«Лев Толстой очень любил детей...» | страница 17



) Перепечатки вперемешку с марким шелестом кальки намертво запали мне в душу и остались на том чердаке бесценных мелочей, который есть у каждого. Причем увязаны с совершенно иными чувствами и ситуациями, чем легитимные прогулки по книжному пространству: заглядывать без спросу в родительские бумаги не дозволялось, так что любая вылазка на территорию бледных литер была волнующим нарушением табу, сколь бы невинной.

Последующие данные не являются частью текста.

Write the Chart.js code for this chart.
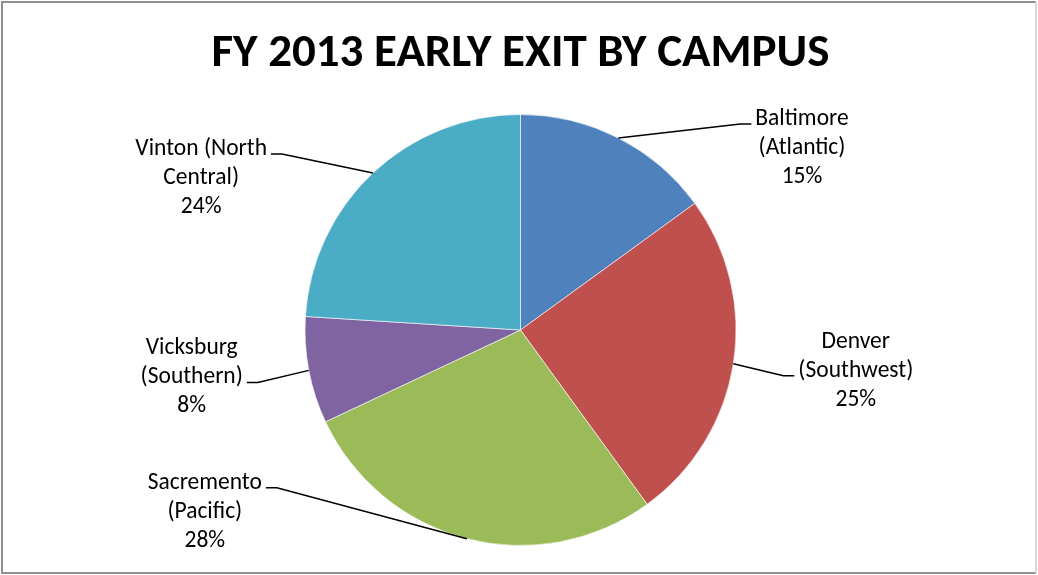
<!DOCTYPE html>
<html>
<head>
<meta charset="utf-8">
<script src="https://cdn.jsdelivr.net/npm/chart.js@4"></script>
<style>
  html, body { margin: 0; padding: 0; background: #fff; }
  canvas { display: block; }
</style>
</head>
<body>
<canvas id="chart" width="1038" height="575"></canvas>
<script>
const campuses = ['Baltimore', 'Denver', 'Sacremento', 'Vicksburg', 'Vinton'];
const regions = ['Atlantic', 'Southwest', 'Pacific', 'Southern', 'North Central'];
const exitShare = [15, 25, 28, 8, 24];
const sliceColors = ['#4F81BD', '#C0504D', '#9BBB59', '#8064A2', '#4BACC6'];

// how each data label wraps
const labelLines = [
  ['Baltimore', '(Atlantic)'],
  ['Denver', '(Southwest)'],
  ['Sacremento', '(Pacific)'],
  ['Vicksburg', '(Southern)'],
  ['Vinton (North', 'Central)']
];

// leader elbow offset from the slice edge, and which text row the leader meets
const leaders = [
  { dx: 122, dy: -14, row: 0 },
  { dx: 50, dy: 12, row: 1 },
  { dx: -190, dy: -51, row: 0 },
  { dx: -51, dy: 12, row: 1 },
  { dx: -91, dy: -19, row: 0 }
];

const labelFont = '23.5px Carlito, Calibri, Lato, sans-serif';
const rowHeight = 29;

const frame = {
  id: 'frame',
  beforeDraw(chart) {
    const ctx = chart.ctx;
    ctx.save();
    ctx.fillStyle = '#fff';
    ctx.fillRect(0, 0, chart.width, chart.height);
    ctx.lineWidth = 2;
    ctx.strokeStyle = '#8f8f8f';
    ctx.beginPath();
    ctx.moveTo(1036, 2); ctx.lineTo(2, 2); ctx.lineTo(2, 573); ctx.lineTo(1036, 573);
    ctx.stroke();
    ctx.strokeStyle = '#d9d9d9';
    ctx.beginPath();
    ctx.moveTo(1036, 2); ctx.lineTo(1036, 573);
    ctx.stroke();
    ctx.restore();
  }
};

const leaderLabels = {
  id: 'leaderLabels',
  afterDatasetsDraw(chart) {
    const ctx = chart.ctx;
    const meta = chart.getDatasetMeta(0);
    const values = chart.data.datasets[0].data;
    const total = values.reduce((a, b) => a + b, 0);
    ctx.save();
    ctx.font = labelFont;
    ctx.fillStyle = '#000';
    ctx.strokeStyle = '#000';
    ctx.lineWidth = 1.5;
    meta.data.forEach((arc, i) => {
      const p = arc.getProps(['x', 'y', 'startAngle', 'endAngle', 'outerRadius'], true);
      const mid = (p.startAngle + p.endAngle) / 2;
      const sx = p.x + Math.cos(mid) * p.outerRadius;
      const sy = p.y + Math.sin(mid) * p.outerRadius;
      const lead = leaders[i];
      const dir = lead.dx >= 0 ? 1 : -1;
      const ex = sx + lead.dx;
      const ey = sy + lead.dy;
      const hx = ex + dir * 11;
      ctx.beginPath();
      ctx.moveTo(sx, sy);
      ctx.lineTo(ex, ey);
      ctx.lineTo(hx, ey);
      ctx.stroke();

      const rows = labelLines[i].concat([Math.round(values[i] / total * 100) + '%']);
      const width = Math.max(...rows.map(r => ctx.measureText(r).width));
      const edge = hx + dir * 4;
      const cx = dir > 0 ? edge + width / 2 : edge - width / 2;
      const base0 = ey + 1 - lead.row * rowHeight;
      ctx.textAlign = 'center';
      ctx.textBaseline = 'alphabetic';
      rows.forEach((r, k) => ctx.fillText(r, cx, base0 + k * rowHeight));
    });
    ctx.restore();
  }
};

new Chart(document.getElementById('chart').getContext('2d'), {
  type: 'pie',
  data: {
    labels: campuses.map((c, i) => c + ' (' + regions[i] + ')'),
    datasets: [{
      data: exitShare,
      backgroundColor: sliceColors,
      borderColor: 'rgba(255,255,255,0.6)',
      borderWidth: 1
    }]
  },
  options: {
    responsive: false,
    animation: false,
    layout: { padding: { top: 0, bottom: 29, left: 3, right: 0 } },
    plugins: {
      legend: { display: false },
      tooltip: { enabled: false },
      title: {
        display: true,
        text: 'FY 2013 EARLY EXIT BY CAMPUS',
        color: '#000',
        font: { family: 'Carlito, Calibri, Lato, sans-serif', size: 47, weight: 'bold', lineHeight: 1.2 },
        padding: { top: 26.3, bottom: 31.3 }
      }
    }
  },
  plugins: [frame, leaderLabels]
});
</script>
</body>
</html>
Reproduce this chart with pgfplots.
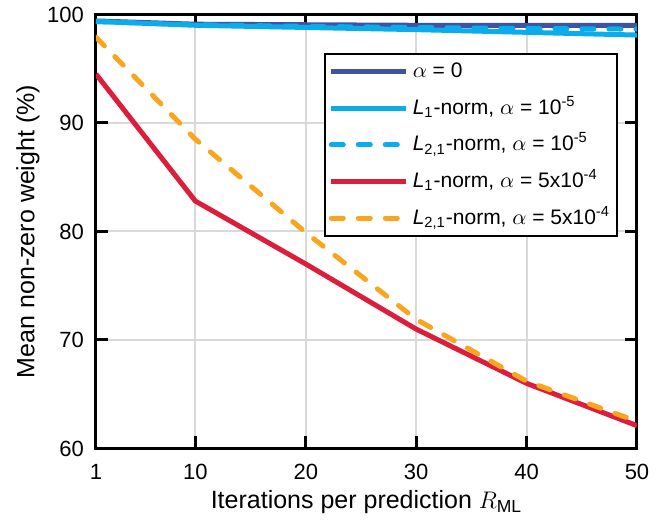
\documentclass[border=0pt]{standalone}
\usepackage{pgfplots}
\pgfplotsset{compat=1.18}
\usepackage{fontspec}
\setmainfont{Liberation Sans}
\definecolor{dblue}{RGB}{62,84,163}
\definecolor{lblue}{RGB}{10,172,236}
\definecolor{cred}{RGB}{220,30,60}
\definecolor{corange}{RGB}{248,166,30}
\begin{document}
\begin{tikzpicture}
\begin{axis}[
  at={(0,0)}, anchor=south west,
  scale only axis, width=270.5pt, height=217pt,
  xmin=1, xmax=50, ymin=60, ymax=100,
  xtick={1,10,20,30,40,50}, ytick={60,70,80,90,100},
  tick align=inside, major tick length=6pt,
  grid=major, grid style={line width=1pt, color=black!15},
  axis line style={line width=1.5pt},
  every tick/.style={black, line width=1.5pt},
  /pgf/number format/assume math mode=true,
  tick label style={font=\fontsize{11}{13}\selectfont},
  xticklabel style={yshift=-4.5pt},
  yticklabel style={xshift=-2.5pt},
  label style={font=\fontsize{12.5}{14}\selectfont},
  xlabel={Iterations per prediction $R_{\mathrm{ML}}$},
  ylabel={Mean non-zero weight (\%)},
  xlabel style={at={(axis description cs:0.5,0)}, anchor=north, yshift=-21pt, inner sep=0pt},
  ylabel style={at={(axis description cs:-0.1257,0.5)}, rotate=0, anchor=center, inner sep=0pt},
  legend style={at={(0.965,0.912)}, anchor=north east, draw=black, line width=1pt,
    font=\fontsize{10.5}{12.5}\selectfont, row sep=4.3pt, inner xsep=2pt,
    nodes={text height=8.5pt, text depth=2.5pt, inner sep=1.5pt}},
  legend cell align=left,
  legend image code/.code={\draw[#1] (0pt,0pt) -- (37.5pt,0pt); \path (38pt,0pt);},
  every axis plot/.append style={line width=2.5pt},
]
\addplot[dblue] coordinates {(1,99.4) (10,99.1) (20,99.05) (30,99.0) (40,99.0) (50,99.0)};
\addlegendentry{$\alpha$ = 0}
\addplot[lblue] coordinates {(1,99.35) (10,99.0) (20,98.8) (30,98.6) (40,98.35) (50,98.1)};
\addlegendentry{\textit{L}\textsubscript{1}-norm, $\alpha$ = 10\textsuperscript{-5}}
\addplot[lblue, dash pattern=on 6pt off 7.5pt, line cap=round] coordinates {(1,99.35) (10,99.05) (20,98.9) (30,98.8) (40,98.7) (50,98.65)};
\addlegendentry{\textit{L}\textsubscript{2,1}-norm, $\alpha$ = 10\textsuperscript{-5}}
\addplot[cred] coordinates {(1,94.5) (10,82.8) (20,77.0) (30,71.0) (40,66.0) (50,62.1)};
\addlegendentry{\textit{L}\textsubscript{1}-norm, $\alpha$ = 5x10\textsuperscript{-4}}
\addplot[corange, dash pattern=on 6pt off 7.5pt, line cap=round] coordinates {(1,97.9) (10,88.5) (20,79.9) (30,71.9) (40,66.2) (50,62.5)};
\addlegendentry{\textit{L}\textsubscript{2,1}-norm, $\alpha$ = 5x10\textsuperscript{-4}}
\end{axis}
\path (-48pt,-36pt) rectangle (285pt,223.5pt);
\end{tikzpicture}
\end{document}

Для меня эти анекдоты навсегда изменили представление о «глыбах» русской литературы XIX века и предопределили восприятие тех, кого я на тот момент не читал.

Заодно сложилось подспудное осознание того, что такое панчлайн.

•••••••••••••••••••••••••••••••••••••••••••••••••••••••••

Александр Иличевский,

писатель, автор книги «Перс» и других

/выпуск МФТИ–1993/


Расскажу не о самих этих анекдотах, а обо всей этой атмосфере — самиздата, мистификаций, анонимов. В студенческие годы мы необыкновенным образом увлекались поэзией Иосифа Бродского. Однажды я сидел на балконе своего дома в подмосковном городке и занимался теоретической физикой, читал том Ландау и Лифшица «Теория поля». И отец, вернувшийся с работы, протянул мне журнал «Огонек» со словами — взгляни, наш парень, оказывается, получил Нобелевскую премию за стихи. Я открыл журнал, где были напечатаны «Римские элегии», и прочел: «Ястреб над головой; как квадратный корень из бездонного, как до молитвы, неба». Я подумал: надо же, какой наглец — пишет про квадратный корень, что он знает о квадратном корне? И как можно извлечь из неба квадратный корень? Но я стал читать дальше и заметил, что смыслы, порождаемые стихотворными строчками, каким-то удивительным образом сходятся в некоем пределе со смыслом, который порождался только что бывшими перед моими глазами формулами. Это было настолько сильно и поразительно, что и сейчас, стоит закрыть глаза, я легко могу воспроизвести этот мысленный опыт.

А потом мы в институте делали стенную газету со стихами Бродского, которые ходили еще в списках, вместе с текстами Хармса и обэриутов, не было еще опубликованных книг, и мне пришла в голову дерзкая идея написать что-то на пишущей машинке и выдать за стихотворение Бродского. Странное дело, но мои товарищи всерьез отнеслись к этому бредовому опусу, всерьез это творение приняли за стихи Бродского — и это произвело на меня кое-какое впечатление. Так понемногу литература в моей жизни стала замещать науку. Впрочем, любые начинания отталкиваются от легкомыслия.